PAC, basterà la nuova “Visione” a cambiare le sorti dell’agricoltura?

In questo numero presentiamo un approfondimento sulla visione che sottende la nuova PAC. Per molti è una inversione ad U su alcune tematiche, per altri un correttivo di facciata perchè, a detta loro, all’atto pratico manca una nuova matrice operativa che cambia le carte in tavola. Di fatto si accantona il Green Deal e, soprattutto, quell’atteggiamento poco pragmatico di fissare obiettivi senza concertare con i portatori di interesse nè una road map nè un avvicinamento critico ai goals.
Nonostante il cambiamento di politica, la nuova visione non propone molto in termini di riforma della Pac, se non ribadire vecchie proposte non realizzate come la degressività e il capping.
Queste misure mirano a rendere più equa la distribuzione dei sussidi, assegnando più fondi ai piccoli agricoltori e riducendo i pagamenti alle grandi aziende agricole.
Il sistema dei pagamenti diretti, che rappresenta circa il 75% dei finanziamenti della Pac, è stato a lungo criticato per il fatto di avvantaggiare in modo sproporzionato le grandi aziende agricole. Tuttavia, nella visione non sono previsti cambiamenti concreti.
L’autonomia strategica dell’Europa è oggetto di una posizione più ferma, con l’accento sulla priorità della produzione di beni agricoli essenziali per rafforzare la sovranità alimentare. La nuova Pac sosterrà maggiormente gli agricoltori che contribuiscono attivamente alla sicurezza alimentare, una posizione difesa dal Partito popolare europeo (Ppe) di centro-destra, a cui appartengono il commissario all’Agricoltura Hansen e la presidente della Commissione Ursula von der Leyen.

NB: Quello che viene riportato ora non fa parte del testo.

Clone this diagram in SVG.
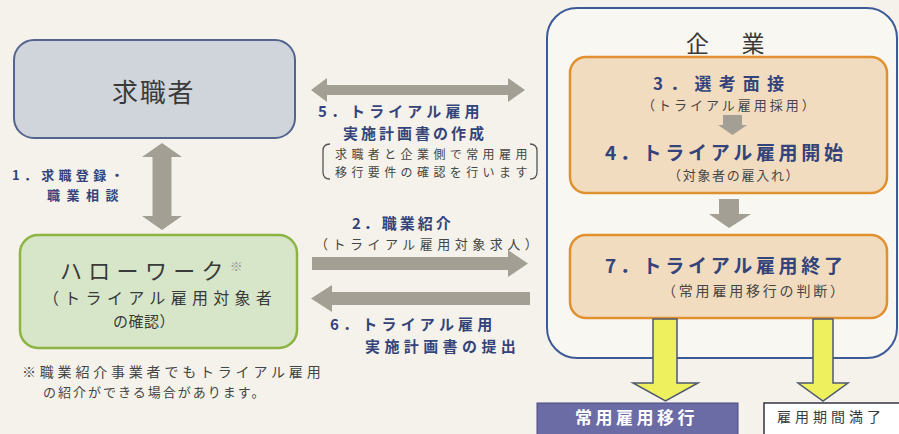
<svg xmlns="http://www.w3.org/2000/svg" width="899" height="434" viewBox="0 0 899 434">
<style>
text{font-family:"Noto Sans CJK JP","Noto Sans",sans-serif;dominant-baseline:central}
.nv{fill:#34447a;font-weight:bold}
.dk{fill:#3a3a3a}
.sm{fill:#454545;font-weight:normal}
.gr{fill:#a39f94}
.yl{fill:#eef05e;stroke:#4f5870;stroke-width:1.5}
.org{fill:#f2dcc0;stroke:#e0902e;stroke-width:2.5}
</style>
<rect width="899" height="434" fill="#f4f2ea"/>
<g id="company">
<rect x="547" y="8" width="350" height="350" rx="30" fill="#f8f7f1" stroke="#3d5a98" stroke-width="2"/>
<text x="686" y="42" font-size="23" class="dk" letter-spacing="4.7">企　業</text>
</g>
<g id="seeker">
<rect x="14" y="40" width="281" height="98" rx="20" fill="#cfd5da" stroke="#55648f" stroke-width="2"/>
<text x="112" y="90" font-size="26" class="dk" letter-spacing="1.7">求職者</text>
</g>
<g id="hellowork">
<rect x="20" y="235" width="277" height="113" rx="18" fill="#d7e6c9" stroke="#8cb443" stroke-width="2.5"/>
<text class="dk"><tspan x="60" y="269" font-size="22" letter-spacing="6.3">ハローワーク</tspan><tspan font-size="13" fill="#9a9a9a" dy="-4">※</tspan><tspan x="43" y="297" font-size="16" letter-spacing="5.3">（トライアル雇用対象者</tspan><tspan x="113" y="320" font-size="15" letter-spacing="0.5">の確認）</tspan></text>
</g>
<g id="note">
<text class="sm"><tspan x="22" y="371" font-size="14" letter-spacing="3.8">※職業紹介事業者でもトライアル雇用</tspan><tspan x="43" y="391" font-size="13" letter-spacing="2">の紹介ができる場合があります。</tspan></text>
</g>
<g id="step3-4">
<rect x="570" y="57" width="317" height="136" rx="16" class="org"/>
<text class="nv"><tspan x="653" y="82" font-size="17" letter-spacing="7.2">3．選考面接</tspan><tspan x="642" y="104" font-size="13" class="sm" letter-spacing="3">（トライアル雇用採用）</tspan></text>
<text class="nv"><tspan x="605" y="151" font-size="19" letter-spacing="3.7">4．トライアル雇用開始</tspan><tspan x="668" y="174" font-size="13" class="sm" letter-spacing="1.7">（対象者の雇入れ）</tspan></text>
</g>
<g id="step7">
<rect x="570" y="235" width="317" height="83" rx="16" class="org"/>
<text class="nv"><tspan x="605" y="264" font-size="19" letter-spacing="3.7">7．トライアル雇用終了</tspan><tspan x="662" y="290" font-size="14" class="sm" letter-spacing="2.8">（常用雇用移行の判断）</tspan></text>
</g>
<g id="regular">
<rect x="537" y="403" width="201" height="34" fill="#6b6ba6" stroke="#4a4a80" stroke-width="1"/>
<text x="575" y="416" font-size="17" fill="#ffffff" font-weight="bold" letter-spacing="3.5">常用雇用移行</text>
</g>
<g id="expiry">
<rect x="764" y="403" width="140" height="34" fill="#ffffff" stroke="#333344" stroke-width="1.5"/>
<text x="777" y="416" font-size="14" class="dk" letter-spacing="4">雇用期間満了</text>
</g>
<g id="connectors">
<polygon class="gr" points="162,143 182,157 171.5,157 171.5,216 182,216 162,230 142,216 152.5,216 152.5,157 142,157"/>
<polygon class="gr" points="311,90 327,78 327,85 508,85 508,78 525,90 508,102 508,95 327,95 327,102"/>
<polygon class="gr" points="312,257 508,257 508,250 528,263.5 508,277 508,270 312,270"/>
<polygon class="gr" points="530,292 332,292 332,285 311,298.5 332,312 332,305 530,305"/>
<polygon class="gr" points="723,115 742,115 742,125 747,125 732.5,135 718,125 723,125"/>
<polygon class="gr" points="719,199 739,199 739,214 751,214 729,228 709,214 719,214"/>
<polygon class="yl" points="653,319 677,319 677,383 698,383 665.5,401 633,383 653,383"/>
<polygon class="yl" points="813,319 833,319 833,383 848,383 823,401 798,383 813,383"/>
<path d="M330,144 Q323,144 323,151 L323,172 Q323,179 330,179 M530,144 Q537,144 537,151 L537,172 Q537,179 530,179" fill="none" stroke="#555" stroke-width="1.3"/>
</g>
<g id="labels">
<text class="nv" font-size="13"><tspan x="12" y="174" letter-spacing="4.3">1．求職登録・</tspan><tspan x="47" y="194" letter-spacing="6.5">職業相談</tspan></text>
<text class="nv" font-size="15"><tspan x="318" y="110" letter-spacing="4.1">5．トライアル雇用</tspan><tspan x="343" y="132" letter-spacing="3">実施計画書の作成</tspan></text>
<text class="sm" font-size="12"><tspan x="335" y="153" letter-spacing="4.4">求職者と企業側で常用雇用</tspan><tspan x="335" y="171" letter-spacing="4.4">移行要件の確認を行います</tspan></text>
<text class="nv"><tspan x="352" y="222" font-size="15" letter-spacing="3">2．職業紹介</tspan><tspan x="315" y="243" font-size="13" class="sm" letter-spacing="4.5">（トライアル雇用対象求人）</tspan></text>
<text class="nv" font-size="15"><tspan x="330" y="323" letter-spacing="4.2">6．トライアル雇用</tspan><tspan x="365" y="345" letter-spacing="4.4">実施計画書の提出</tspan></text>
</g>
</svg>
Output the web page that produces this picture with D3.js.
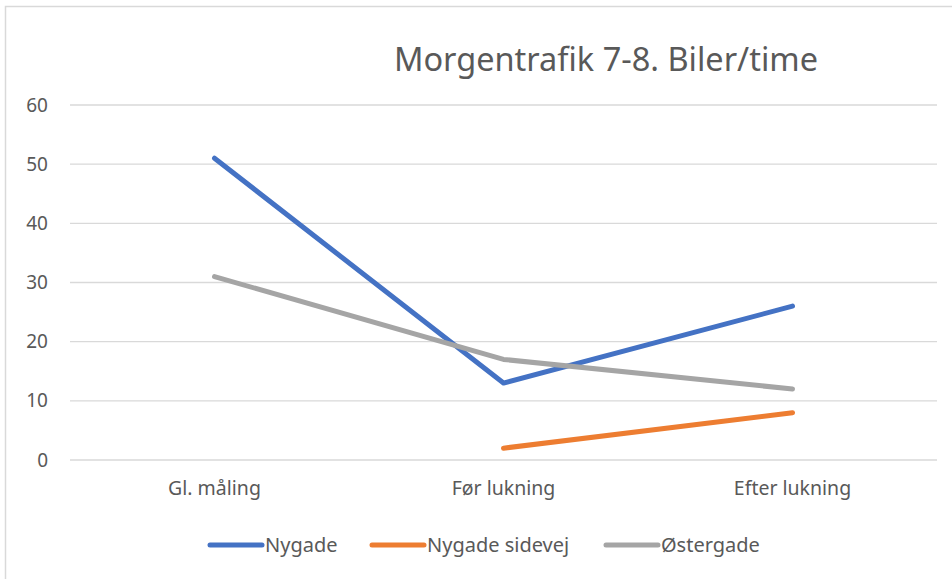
<!DOCTYPE html>
<html>
<head>
<meta charset="utf-8">
<script src="https://cdn.jsdelivr.net/npm/d3@7"></script>
<style>
  body { margin: 0; background: #fff; }
  text { font-family: "Noto Sans", "Open Sans", sans-serif; fill: #595959; }
</style>
</head>
<body>
<div id="chart"></div>
<script>
// categories and series
const categories = ["Gl. måling", "Før lukning", "Efter lukning"];
const seriesNames = ["Nygade", "Nygade sidevej", "Østergade"];
const nygade = [51, 13, 26];
const nygadeSidevej = [null, 2, 8];
const ostergade = [31, 17, 12];
const yTicks = [0, 10, 20, 30, 40, 50, 60];
const colors = ["#4472C4", "#ED7D31", "#A5A5A5"];

const width = 952, height = 579;
const svg = d3.select("#chart").append("svg")
  .attr("width", width).attr("height", height);

// chart area border (only top/left visible in the picture)
svg.append("rect")
  .attr("x", 5.5).attr("y", 6.5)
  .attr("width", 960).attr("height", 600)
  .attr("fill", "none").attr("stroke", "#d9d9d9").attr("stroke-width", 1.5);

const x = d3.scaleBand().domain(categories).range([70, 937]);
const y = d3.scaleLinear().domain([0, 60]).range([460, 105]);

// gridlines
svg.append("g")
  .selectAll("line")
  .data(yTicks)
  .enter()
  .append("line")
  .attr("x1", 70).attr("x2", 937)
  .attr("y1", d => y(d)).attr("y2", d => y(d))
  .attr("stroke", "#d9d9d9").attr("stroke-width", 1.3);

// y axis labels
const yAxis = d3.axisLeft(y).tickValues(yTicks).tickSize(0).tickPadding(0);
svg.append("g")
  .attr("transform", "translate(48,0)")
  .call(yAxis)
  .call(g => g.select(".domain").remove())
  .selectAll("text")
  .style("font-size", "19px")
  .style("font-family", "'Noto Sans', sans-serif")
  .attr("fill", "#595959");

// x axis labels
const xAxis = d3.axisBottom(x).tickSize(0).tickPadding(0);
svg.append("g")
  .attr("transform", "translate(0,481)")
  .call(xAxis)
  .call(g => g.select(".domain").remove())
  .selectAll("text")
  .style("font-size", "19.5px")
  .style("font-family", "'Noto Sans', sans-serif")
  .attr("fill", "#595959");

// title
svg.append("text")
  .attr("x", 606).attr("y", 71)
  .attr("text-anchor", "middle")
  .style("font-size", "32.5px")
  .text("Morgentrafik 7-8. Biler/time");

// lines
const allSeries = [nygade, nygadeSidevej, ostergade];
const line = d3.line()
  .defined(d => d.v !== null)
  .x(d => x(d.c) + x.bandwidth() / 2)
  .y(d => y(d.v));

allSeries.forEach((vals, i) => {
  svg.append("path")
    .datum(categories.map((c, j) => ({ c: c, v: vals[j] })))
    .attr("d", line)
    .attr("fill", "none")
    .attr("stroke", colors[i])
    .attr("stroke-width", 5)
    .attr("stroke-linecap", "round")
    .attr("stroke-linejoin", "round");
});

// legend
const legendX = [210, 372, 606];
const legend = svg.append("g");
seriesNames.forEach((name, i) => {
  legend.append("line")
    .attr("x1", legendX[i]).attr("x2", legendX[i] + 52)
    .attr("y1", 545).attr("y2", 545)
    .attr("stroke", colors[i]).attr("stroke-width", 5)
    .attr("stroke-linecap", "round");
  legend.append("text")
    .attr("x", legendX[i] + 55).attr("y", 552)
    .style("font-size", "20px")
    .text(name);
});
</script>
</body>
</html>
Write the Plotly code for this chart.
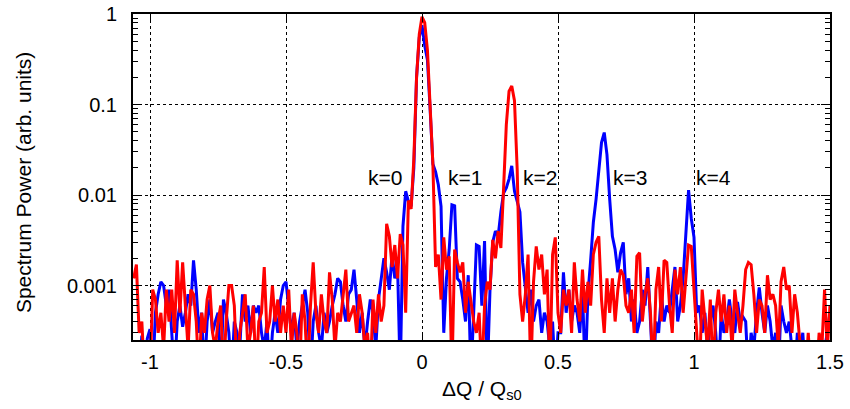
import math
import plotly.graph_objects as go

# x grid: -1.06 .. 1.50 step 0.01 (257 points)
x_start = -1.06
x_step = 0.01

blue_power = [
    0.0001, 0.0001, 0.0001, 0.00028, 0.0001, 0.00026, 0.00033, 0.0001, 0.0005, 0.0008,
    0.0011, 0.001, 0.0006, 0.0009, 0.0003, 0.0001, 0.0004, 0.0006, 0.00035, 0.0005,
    0.0008, 0.0006, 0.0019, 0.0009, 0.0003, 0.0005, 0.0001, 0.0004, 0.0007, 0.0003,
    0.0004, 0.0005, 0.0001, 0.0007, 0.0005, 0.0003, 0.0001, 0.0004, 0.0003, 0.0002,
    0.0008, 0.0004, 0.0006, 0.0003, 0.0006, 0.0005, 0.0006, 0.0003, 0.0002, 0.0004,
    0.0001, 0.0003, 0.0005, 0.0003, 0.0007, 0.001, 0.0011, 0.0006, 0.0003, 0.0005,
    0.0002, 0.0004, 0.0006, 0.0009, 0.0005, 0.0001, 0.0004, 0.0006, 0.0003, 0.0002,
    0.0005, 0.0003, 0.0004, 0.0006, 0.0008, 0.0012, 0.0011, 0.0006, 0.0004, 0.0008,
    0.0009, 0.0015, 0.0007, 0.0003, 0.0005, 0.0002, 0.0004, 0.0007, 0.0005, 0.0002,
    0.0007, 0.0012, 0.002, 0.0014, 0.0009, 0.0022, 0.0012, 0.0017, 0.0001, 0.0045,
    0.011, 0.0085, 0.0075, 0.02, 0.2, 0.55, 0.75, 0.45, 0.31, 0.087,
    0.022, 0.018, 0.013, 0.0075, 0.0003, 0.0012, 0.0025, 0.0078, 0.0076, 0.0012,
    0.0011, 0.0007, 0.0004, 0.0013, 0.0001, 0.0005, 0.0028, 0.0027, 0.0006, 0.0031,
    0.0001, 0.0009, 0.003, 0.004, 0.0035, 0.0065, 0.0105, 0.012, 0.015, 0.021,
    0.011, 0.0085, 0.0065, 0.0018, 0.0009, 0.0005, 0.0009, 0.0004, 0.0006, 0.0007,
    0.0003, 0.0005, 0.0004, 0.0002, 0.0004, 0.0001, 0.0003, 0.0003, 0.0014, 0.0005,
    0.0009, 0.0004, 0.0006, 0.0005, 0.0003, 0.0009, 0.0001, 0.0008, 0.0019, 0.005,
    0.009, 0.02, 0.038, 0.049, 0.028, 0.009, 0.0035, 0.0025, 0.0014, 0.0023,
    0.003, 0.0008, 0.0012, 0.0004, 0.0007, 0.0003, 0.0004, 0.0009, 0.0006, 0.0016,
    0.0005, 0.0001, 0.0004, 0.0003, 0.0008, 0.0004, 0.0006, 0.0005, 0.0009, 0.0016,
    0.0004, 0.0006, 0.0012, 0.004, 0.0113, 0.0055, 0.0034, 0.0005, 0.0006, 0.0003,
    0.0005, 0.0002, 0.0004, 0.0006, 0.0003, 0.0001, 0.0005, 0.0003, 0.0004, 0.0007,
    0.0004, 0.0003, 0.00066, 0.0004, 0.00045, 0.0004, 0.0001, 0.0003, 0.0002, 0.0005,
    0.00095, 0.0005, 0.0003, 0.0006, 0.0004, 0.0002, 0.0003, 0.0001, 0.0006, 0.0004,
    0.0003, 0.0004, 0.0002, 0.0001, 0.0003, 0.0002, 0.0003, 0.0001, 0.0001, 0.0001,
    0.0001, 0.0002, 0.0001, 0.0001, 0.0002, 0.0003, 0.0005,
]

red_power = [
    0.0012, 0.0017, 0.0003, 0.0004, 0.0001, 0.0001, 0.0001, 0.0009, 0.0007, 0.0003,
    0.0005, 0.0002, 0.0009, 0.0004, 0.0009, 0.0003, 0.0019, 0.0005, 0.0018, 0.0006,
    0.0002, 0.0009, 0.0008, 0.0004, 0.0001, 0.0005, 0.0003, 0.0007, 0.001, 0.0003,
    0.0002, 0.0004, 0.0006, 0.0001, 0.0004, 0.001, 0.001, 0.0006, 0.0001, 0.0003,
    0.0005, 0.0008, 0.0002, 0.0003, 0.0006, 0.0001, 0.0004, 0.0005, 0.0016, 0.0003,
    0.0004, 0.001, 0.0004, 0.0007, 0.0003, 0.0006, 0.0003, 0.0009, 0.0002, 0.0005,
    0.0003, 0.0001, 0.0008, 0.0004, 0.0001, 0.0006, 0.0018, 0.0005, 0.0003, 0.0008,
    0.0004, 0.0003, 0.0014, 0.0007, 0.0002, 0.0005, 0.0004, 0.0008, 0.0015, 0.0004,
    0.0005, 0.0006, 0.0003, 0.0008, 0.0005, 0.0002, 0.0003, 0.0001, 0.0007, 0.0003,
    0.0008, 0.0004, 0.0006, 0.0048, 0.0035, 0.0016, 0.0028, 0.0012, 0.0037, 0.0028,
    0.0005, 0.0087, 0.007, 0.025, 0.2, 0.6, 0.93, 0.8, 0.4, 0.1,
    0.022, 0.0016, 0.0022, 0.0007, 0.0034, 0.0015, 0.0021, 0.0001, 0.0025, 0.0018,
    0.0014, 0.0018, 0.0005, 0.0011, 0.0007, 0.0004, 0.0003, 0.0005, 0.0001, 0.0006,
    0.0011, 0.0009, 0.0032, 0.002, 0.004, 0.0026, 0.012, 0.06, 0.14, 0.16,
    0.11, 0.019, 0.0008, 0.0004, 0.0008, 0.0022, 0.0001, 0.0011, 0.0027, 0.0015,
    0.0022, 0.0008, 0.0015, 0.0001, 0.0022, 0.0034, 0.0005, 0.0003, 0.0009, 0.0006,
    0.0009, 0.0003, 0.0018, 0.0007, 0.0004, 0.0015, 0.0005, 0.0011, 0.0006, 0.0022,
    0.003, 0.0035, 0.0007, 0.0003, 0.0012, 0.0005, 0.0012, 0.0004, 0.0009, 0.0015,
    0.0013, 0.0006, 0.0005, 0.0009, 0.0003, 0.0021, 0.0023, 0.0004, 0.0008, 0.0012,
    0.0005, 0.0001, 0.0009, 0.0016, 0.0004, 0.0019, 0.0018, 0.0006, 0.0003, 0.0015,
    0.0008, 0.0016, 0.0005, 0.0012, 0.0028, 0.0027, 0.0008, 0.0003, 0.0001, 0.0009,
    0.0004, 0.0002, 0.0007, 0.0001, 0.0005, 0.0009, 0.0004, 0.0008, 0.0003, 0.0006,
    0.0002, 0.0009, 0.0005, 0.0003, 0.0006, 0.0015, 0.0018, 0.0017, 0.0008, 0.0003,
    0.0007, 0.0006, 0.0003, 0.0013, 0.0007, 0.0008, 0.0006, 0.0002, 0.0011, 0.0016,
    0.0009, 0.001, 0.0003, 0.0008, 0.0005, 0.0002, 0.0001, 0.0001, 0.0003, 0.0001,
    0.0001, 0.0001, 0.0003, 0.0002, 0.0009, 0.0002, 0.0006,
]

x_vals = [round(x_start + i * x_step, 4) for i in range(len(blue_power))]

x_tick_vals = [-1, -0.5, 0, 0.5, 1, 1.5]
x_tick_text = ["-1", "-0.5", "0", "0.5", "1", "1.5"]
y_tick_vals = [0.001, 0.01, 0.1, 1]
y_tick_text = ["0.001", "0.01", "0.1", "1"]

label_texts = ["k=0", "k=1", "k=2", "k=3", "k=4"]
label_x = [-0.136, 0.158, 0.434, 0.765, 1.07]
label_y = [0.0157, 0.0157, 0.0157, 0.0157, 0.0157]

font_family = "Liberation Sans, Arial, sans-serif"

fig = go.Figure()
fig.add_trace(go.Scatter(x=x_vals, y=blue_power, mode="lines",
                         line=dict(color="#0000ff", width=3), showlegend=False))
fig.add_trace(go.Scatter(x=x_vals, y=red_power, mode="lines",
                         line=dict(color="#ff0000", width=3), showlegend=False))

for t, lx, ly in zip(label_texts, label_x, label_y):
    fig.add_annotation(x=lx, y=math.log10(ly), yref="y", xref="x", text=t, showarrow=False,
                       font=dict(family=font_family, size=21, color="black"))

# axis titles
fig.add_annotation(x=0.5, y=-0.152, xref="paper", yref="paper", yanchor="middle",
                   text="ΔQ / Q<sub>s0</sub>", showarrow=False,
                   font=dict(family=font_family, size=21, color="black"))
fig.add_annotation(x=-0.158, y=0.484, xref="paper", yref="paper", xanchor="center",
                   yanchor="middle", textangle=-90,
                   text="Spectrum Power (arb. units)", showarrow=False,
                   font=dict(family=font_family, size=21, color="black"))

fig.update_layout(
    width=850, height=409,
    margin=dict(l=133, r=20, t=14, b=69),
    paper_bgcolor="white", plot_bgcolor="white",
    font=dict(family=font_family, size=20, color="black"),
    xaxis=dict(
        range=[-1.0625, 1.5], tickvals=x_tick_vals, ticktext=x_tick_text,
        automargin=False, ticklabeloverflow="allow",
        showgrid=True, gridcolor="black", gridwidth=1, griddash="3px,3px",
        zeroline=False, showline=True, linecolor="black", linewidth=2,
        mirror="allticks", ticks="inside", ticklen=8, tickcolor="black",
        tickfont=dict(size=20), ticklabelstandoff=3,
    ),
    yaxis=dict(
        type="log", range=[-3.602, 0], tickvals=y_tick_vals, ticktext=y_tick_text,
        automargin=False, ticklabeloverflow="allow",
        showgrid=True, gridcolor="black", gridwidth=1, griddash="3px,3px",
        zeroline=False, showline=True, linecolor="black", linewidth=2,
        mirror="allticks", ticks="inside", ticklen=9, tickcolor="black",
        tickfont=dict(size=20), ticklabelstandoff=10,
        minor=dict(ticks="inside", ticklen=5, tickcolor="black", dtick="D1", showgrid=False),
    ),
)

# remove the default 8px page margin so the figure sits at the window's corner
fig.write_html("out.html", config={"displayModeBar": False},
               post_script="document.body.style.margin='0';")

Trova ampia condivisione il nuovo approccio, espresso anche da Hansen in conferenza stampa durante la presentazione del testo, insieme a Fitto: “nessun divieto senza alternative”. Di fatto è una acquisizione, finalmente consapevole, di un assunto scontato per qualsiasi operatore della filiera: era incoerente vessare i nostri agricoltori sull’uso (o non uso) di prodotti che venivano utilizzati (in malo modo, aggiungerei) dai nostri competitor che esportavano i loro prodotti nel mercato comune. Un dato di fatto, sicuramente scontato, che i nostri legislatori hanno acquisito solo dopo proteste vigorose in molti paesi europei. D’altrocanto i più maligni vedono in questo approccio un “liberi tutti” che, però non c’è, visto che non abbiamo ancora visto atti concreti che rappresentano questa ipotesi.
Un altro tema cardine della nuova Pac è l’equo compenso ed un riequilibrio dei rapporti all’interno della filiera tra anello produttivo ed anello commercial/distributivo.
Da bruxelles ci dicono che continueranno gli sforzi per rafforzare la posizione degli agricoltori nella catena di approvvigionamento alimentare, paventando una riforma delle pratiche commerciali sleali (Ucp) includerà misure ambiziose per evitare che gli agricoltori siano costretti a vendere sottocosto.
Tuttavia, e in Italia lo abbiamo visto, anche dinanzi ad una legge sul giusto prezzo, la situazione non è cambiata e bisognerebbe capire quale è il nodo da dipanare. Ad oggi vi è ancora un disequilibrio tra le parti contraenti perché c’è ancora troppa sudditanza (non solo psicologica) verso “i poteri forti”. Come sempre, alle parole devono seguire i fatti. La visione dà un orizzonte… bisogna vedere se è cambiato il vento per dare spinta propulsiva ad una barca che inizia ad imbarcare acqua.